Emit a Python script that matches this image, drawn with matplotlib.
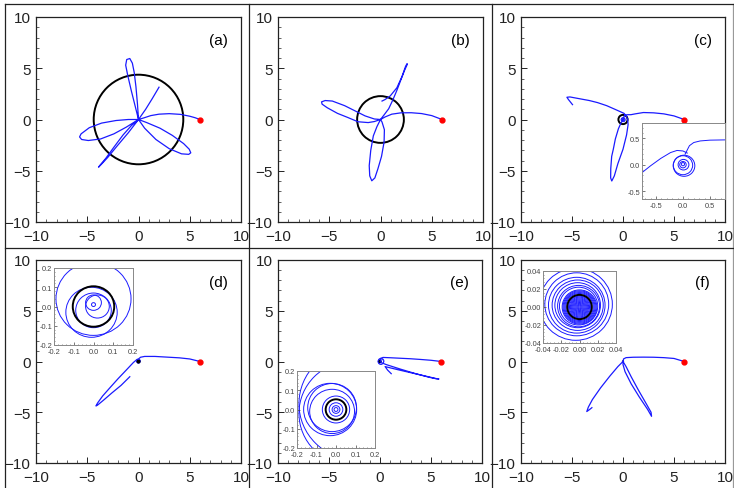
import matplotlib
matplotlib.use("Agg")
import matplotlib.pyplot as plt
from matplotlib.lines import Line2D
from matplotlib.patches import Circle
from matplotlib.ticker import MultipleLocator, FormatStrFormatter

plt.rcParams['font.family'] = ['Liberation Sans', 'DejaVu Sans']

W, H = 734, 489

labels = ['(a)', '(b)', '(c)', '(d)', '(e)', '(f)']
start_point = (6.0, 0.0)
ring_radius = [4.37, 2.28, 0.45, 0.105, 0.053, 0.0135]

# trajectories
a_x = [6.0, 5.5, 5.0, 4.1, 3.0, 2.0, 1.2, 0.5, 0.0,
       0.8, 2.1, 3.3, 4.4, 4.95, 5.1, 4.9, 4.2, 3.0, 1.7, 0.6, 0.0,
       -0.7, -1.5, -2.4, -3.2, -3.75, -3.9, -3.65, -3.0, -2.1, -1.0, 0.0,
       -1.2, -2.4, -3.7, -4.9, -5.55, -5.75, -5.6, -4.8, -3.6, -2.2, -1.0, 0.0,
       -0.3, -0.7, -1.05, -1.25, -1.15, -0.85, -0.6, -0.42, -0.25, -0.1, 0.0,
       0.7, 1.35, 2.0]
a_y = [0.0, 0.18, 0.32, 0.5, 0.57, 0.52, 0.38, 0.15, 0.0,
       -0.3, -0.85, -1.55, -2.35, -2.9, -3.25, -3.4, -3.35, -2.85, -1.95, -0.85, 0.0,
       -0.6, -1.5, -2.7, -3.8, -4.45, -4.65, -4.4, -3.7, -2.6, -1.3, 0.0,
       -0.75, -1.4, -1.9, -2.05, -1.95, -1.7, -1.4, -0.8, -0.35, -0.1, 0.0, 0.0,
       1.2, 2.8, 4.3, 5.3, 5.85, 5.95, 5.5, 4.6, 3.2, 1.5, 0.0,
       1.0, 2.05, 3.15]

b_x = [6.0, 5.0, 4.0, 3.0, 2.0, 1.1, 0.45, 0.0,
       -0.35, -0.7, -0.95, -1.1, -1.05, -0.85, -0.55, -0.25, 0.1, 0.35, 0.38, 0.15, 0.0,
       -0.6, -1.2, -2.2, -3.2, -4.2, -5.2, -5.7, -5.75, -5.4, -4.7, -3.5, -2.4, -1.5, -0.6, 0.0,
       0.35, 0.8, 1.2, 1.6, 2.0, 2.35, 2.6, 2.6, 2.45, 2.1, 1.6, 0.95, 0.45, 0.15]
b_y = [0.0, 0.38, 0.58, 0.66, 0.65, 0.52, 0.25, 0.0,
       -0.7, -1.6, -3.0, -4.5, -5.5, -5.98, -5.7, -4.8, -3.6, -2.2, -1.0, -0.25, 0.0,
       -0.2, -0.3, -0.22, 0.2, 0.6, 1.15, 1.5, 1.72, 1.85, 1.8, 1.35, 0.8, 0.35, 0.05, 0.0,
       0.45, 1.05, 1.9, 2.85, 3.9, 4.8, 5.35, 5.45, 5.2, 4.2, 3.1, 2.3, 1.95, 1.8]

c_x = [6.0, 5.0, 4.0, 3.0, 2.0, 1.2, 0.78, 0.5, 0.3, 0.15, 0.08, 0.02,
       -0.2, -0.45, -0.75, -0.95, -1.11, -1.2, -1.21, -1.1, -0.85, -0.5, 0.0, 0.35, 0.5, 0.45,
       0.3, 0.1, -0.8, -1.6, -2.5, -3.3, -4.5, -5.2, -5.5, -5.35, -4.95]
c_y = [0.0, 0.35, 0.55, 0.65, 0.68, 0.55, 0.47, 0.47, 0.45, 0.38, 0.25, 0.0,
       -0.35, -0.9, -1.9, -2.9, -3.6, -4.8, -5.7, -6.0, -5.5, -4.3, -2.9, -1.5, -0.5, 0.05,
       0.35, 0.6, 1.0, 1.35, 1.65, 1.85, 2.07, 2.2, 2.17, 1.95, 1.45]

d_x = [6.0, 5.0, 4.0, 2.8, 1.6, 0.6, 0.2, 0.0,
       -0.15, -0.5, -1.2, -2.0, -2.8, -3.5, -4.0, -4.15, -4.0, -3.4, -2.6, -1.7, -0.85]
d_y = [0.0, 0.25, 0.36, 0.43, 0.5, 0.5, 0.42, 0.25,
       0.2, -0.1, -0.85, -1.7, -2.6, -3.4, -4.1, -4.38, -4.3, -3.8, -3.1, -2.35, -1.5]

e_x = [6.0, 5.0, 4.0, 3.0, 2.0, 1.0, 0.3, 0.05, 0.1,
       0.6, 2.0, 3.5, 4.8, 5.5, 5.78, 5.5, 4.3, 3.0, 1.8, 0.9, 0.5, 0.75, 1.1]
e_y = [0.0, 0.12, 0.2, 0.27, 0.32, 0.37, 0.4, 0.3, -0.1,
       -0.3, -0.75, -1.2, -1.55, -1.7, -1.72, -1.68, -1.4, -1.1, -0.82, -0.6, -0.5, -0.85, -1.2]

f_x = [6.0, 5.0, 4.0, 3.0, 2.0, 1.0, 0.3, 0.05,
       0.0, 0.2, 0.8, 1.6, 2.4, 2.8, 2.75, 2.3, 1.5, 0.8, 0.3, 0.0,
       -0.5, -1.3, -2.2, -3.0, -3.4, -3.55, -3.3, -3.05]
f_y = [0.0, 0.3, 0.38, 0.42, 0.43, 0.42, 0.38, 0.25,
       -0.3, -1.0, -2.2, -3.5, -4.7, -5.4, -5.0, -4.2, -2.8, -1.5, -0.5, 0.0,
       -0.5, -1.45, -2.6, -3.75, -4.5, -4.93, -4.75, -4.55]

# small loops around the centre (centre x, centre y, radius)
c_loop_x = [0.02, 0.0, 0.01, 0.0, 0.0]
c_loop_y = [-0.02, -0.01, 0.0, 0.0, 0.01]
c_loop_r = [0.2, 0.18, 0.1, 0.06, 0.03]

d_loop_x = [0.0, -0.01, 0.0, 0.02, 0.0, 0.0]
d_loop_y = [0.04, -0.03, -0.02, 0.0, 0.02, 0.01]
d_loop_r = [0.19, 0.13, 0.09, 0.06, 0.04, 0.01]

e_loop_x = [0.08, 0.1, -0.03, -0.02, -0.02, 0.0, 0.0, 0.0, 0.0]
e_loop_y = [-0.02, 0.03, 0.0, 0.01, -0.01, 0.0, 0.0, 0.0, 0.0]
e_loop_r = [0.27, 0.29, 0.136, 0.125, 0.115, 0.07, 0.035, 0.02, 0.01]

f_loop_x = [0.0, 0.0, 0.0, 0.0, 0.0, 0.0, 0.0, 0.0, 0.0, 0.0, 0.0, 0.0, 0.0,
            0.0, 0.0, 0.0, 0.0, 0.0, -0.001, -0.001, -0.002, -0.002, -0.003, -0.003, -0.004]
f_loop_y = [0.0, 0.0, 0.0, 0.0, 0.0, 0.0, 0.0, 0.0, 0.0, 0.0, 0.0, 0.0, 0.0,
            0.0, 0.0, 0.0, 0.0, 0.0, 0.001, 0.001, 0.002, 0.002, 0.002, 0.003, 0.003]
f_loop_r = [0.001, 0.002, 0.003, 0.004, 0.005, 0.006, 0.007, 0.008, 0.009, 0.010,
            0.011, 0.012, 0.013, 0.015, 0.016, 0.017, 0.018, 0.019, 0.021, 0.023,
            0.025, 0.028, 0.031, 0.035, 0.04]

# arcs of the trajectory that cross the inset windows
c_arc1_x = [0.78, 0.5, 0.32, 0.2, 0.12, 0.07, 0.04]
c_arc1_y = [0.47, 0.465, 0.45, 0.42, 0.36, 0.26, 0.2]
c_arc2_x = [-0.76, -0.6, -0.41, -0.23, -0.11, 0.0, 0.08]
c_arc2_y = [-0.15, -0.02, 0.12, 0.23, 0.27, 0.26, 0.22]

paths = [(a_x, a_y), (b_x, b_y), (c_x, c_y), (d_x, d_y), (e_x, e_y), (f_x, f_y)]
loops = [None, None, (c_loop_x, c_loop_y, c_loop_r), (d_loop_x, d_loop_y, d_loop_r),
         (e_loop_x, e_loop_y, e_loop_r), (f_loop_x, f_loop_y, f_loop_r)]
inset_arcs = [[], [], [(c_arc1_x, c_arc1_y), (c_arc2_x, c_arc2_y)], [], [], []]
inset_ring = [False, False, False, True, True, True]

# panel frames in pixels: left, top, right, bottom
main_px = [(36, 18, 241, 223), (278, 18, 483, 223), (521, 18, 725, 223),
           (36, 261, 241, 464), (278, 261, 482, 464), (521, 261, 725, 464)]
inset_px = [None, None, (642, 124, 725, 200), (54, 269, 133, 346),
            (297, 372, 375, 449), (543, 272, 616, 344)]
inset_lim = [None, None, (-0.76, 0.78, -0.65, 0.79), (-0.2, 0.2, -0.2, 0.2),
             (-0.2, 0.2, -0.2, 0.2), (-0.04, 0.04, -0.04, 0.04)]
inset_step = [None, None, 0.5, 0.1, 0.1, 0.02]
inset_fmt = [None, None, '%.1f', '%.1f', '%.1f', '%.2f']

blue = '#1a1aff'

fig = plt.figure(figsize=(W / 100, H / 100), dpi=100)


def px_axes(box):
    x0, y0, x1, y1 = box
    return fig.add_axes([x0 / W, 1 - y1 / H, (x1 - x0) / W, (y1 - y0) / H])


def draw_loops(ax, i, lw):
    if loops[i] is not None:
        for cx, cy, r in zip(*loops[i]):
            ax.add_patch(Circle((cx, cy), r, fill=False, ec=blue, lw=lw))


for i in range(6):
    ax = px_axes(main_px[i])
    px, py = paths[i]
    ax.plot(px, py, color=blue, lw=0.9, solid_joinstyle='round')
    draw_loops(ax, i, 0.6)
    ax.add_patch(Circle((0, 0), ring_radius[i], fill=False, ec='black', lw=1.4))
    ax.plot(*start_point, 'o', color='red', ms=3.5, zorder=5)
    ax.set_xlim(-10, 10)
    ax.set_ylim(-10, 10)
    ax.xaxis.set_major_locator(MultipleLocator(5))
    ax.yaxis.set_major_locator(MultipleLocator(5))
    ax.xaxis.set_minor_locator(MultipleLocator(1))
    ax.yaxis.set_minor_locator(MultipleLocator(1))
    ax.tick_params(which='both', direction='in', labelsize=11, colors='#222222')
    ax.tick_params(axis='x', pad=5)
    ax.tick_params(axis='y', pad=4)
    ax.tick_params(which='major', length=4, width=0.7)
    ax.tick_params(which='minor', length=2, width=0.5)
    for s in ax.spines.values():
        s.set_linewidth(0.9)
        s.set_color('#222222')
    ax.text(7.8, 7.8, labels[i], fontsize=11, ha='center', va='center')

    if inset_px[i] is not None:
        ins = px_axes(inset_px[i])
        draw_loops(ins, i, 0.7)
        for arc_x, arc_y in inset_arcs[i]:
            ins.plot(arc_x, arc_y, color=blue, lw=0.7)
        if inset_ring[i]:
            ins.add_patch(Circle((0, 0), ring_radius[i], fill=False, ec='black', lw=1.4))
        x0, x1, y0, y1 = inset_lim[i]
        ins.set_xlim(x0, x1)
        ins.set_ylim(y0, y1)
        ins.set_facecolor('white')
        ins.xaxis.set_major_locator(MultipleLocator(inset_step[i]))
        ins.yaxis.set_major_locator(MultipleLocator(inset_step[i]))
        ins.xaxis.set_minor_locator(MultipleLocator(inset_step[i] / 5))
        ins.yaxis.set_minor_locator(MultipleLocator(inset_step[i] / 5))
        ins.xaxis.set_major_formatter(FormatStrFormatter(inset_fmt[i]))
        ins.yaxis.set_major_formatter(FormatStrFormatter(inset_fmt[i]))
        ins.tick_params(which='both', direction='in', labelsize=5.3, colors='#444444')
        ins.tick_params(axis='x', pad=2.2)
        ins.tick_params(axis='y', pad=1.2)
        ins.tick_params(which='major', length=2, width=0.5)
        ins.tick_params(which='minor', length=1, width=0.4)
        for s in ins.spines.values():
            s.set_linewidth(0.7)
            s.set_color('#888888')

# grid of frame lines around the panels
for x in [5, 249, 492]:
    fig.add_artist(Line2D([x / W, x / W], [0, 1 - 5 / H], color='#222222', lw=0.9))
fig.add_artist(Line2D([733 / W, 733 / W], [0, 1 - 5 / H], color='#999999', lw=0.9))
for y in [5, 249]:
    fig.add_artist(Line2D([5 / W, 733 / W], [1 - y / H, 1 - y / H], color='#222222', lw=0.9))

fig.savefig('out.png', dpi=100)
- - - - -
Up to and including the line with "1.0, 2.05, 3.15]", copy the data above from its first line. Skip pictures.

* _FINISHED ANSWER_
Emit a Python script that matches this image, drawn with matplotlib.
import matplotlib
matplotlib.use("Agg")
import matplotlib.pyplot as plt
from matplotlib.lines import Line2D
from matplotlib.patches import Circle
from matplotlib.ticker import MultipleLocator, FormatStrFormatter

plt.rcParams['font.family'] = ['Liberation Sans', 'DejaVu Sans']

W, H = 734, 489

labels = ['(a)', '(b)', '(c)', '(d)', '(e)', '(f)']
start_point = (6.0, 0.0)
ring_radius = [4.37, 2.28, 0.45, 0.105, 0.053, 0.0135]

# trajectories
a_x = [6.0, 5.5, 5.0, 4.1, 3.0, 2.0, 1.2, 0.5, 0.0,
       0.8, 2.1, 3.3, 4.4, 4.95, 5.1, 4.9, 4.2, 3.0, 1.7, 0.6, 0.0,
       -0.7, -1.5, -2.4, -3.2, -3.75, -3.9, -3.65, -3.0, -2.1, -1.0, 0.0,
       -1.2, -2.4, -3.7, -4.9, -5.55, -5.75, -5.6, -4.8, -3.6, -2.2, -1.0, 0.0,
       -0.3, -0.7, -1.05, -1.25, -1.15, -0.85, -0.6, -0.42, -0.25, -0.1, 0.0,
       0.7, 1.35, 2.0]
a_y = [0.0, 0.18, 0.32, 0.5, 0.57, 0.52, 0.38, 0.15, 0.0,
       -0.3, -0.85, -1.55, -2.35, -2.9, -3.25, -3.4, -3.35, -2.85, -1.95, -0.85, 0.0,
       -0.6, -1.5, -2.7, -3.8, -4.45, -4.65, -4.4, -3.7, -2.6, -1.3, 0.0,
       -0.75, -1.4, -1.9, -2.05, -1.95, -1.7, -1.4, -0.8, -0.35, -0.1, 0.0, 0.0,
       1.2, 2.8, 4.3, 5.3, 5.85, 5.95, 5.5, 4.6, 3.2, 1.5, 0.0,
       1.0, 2.05, 3.15]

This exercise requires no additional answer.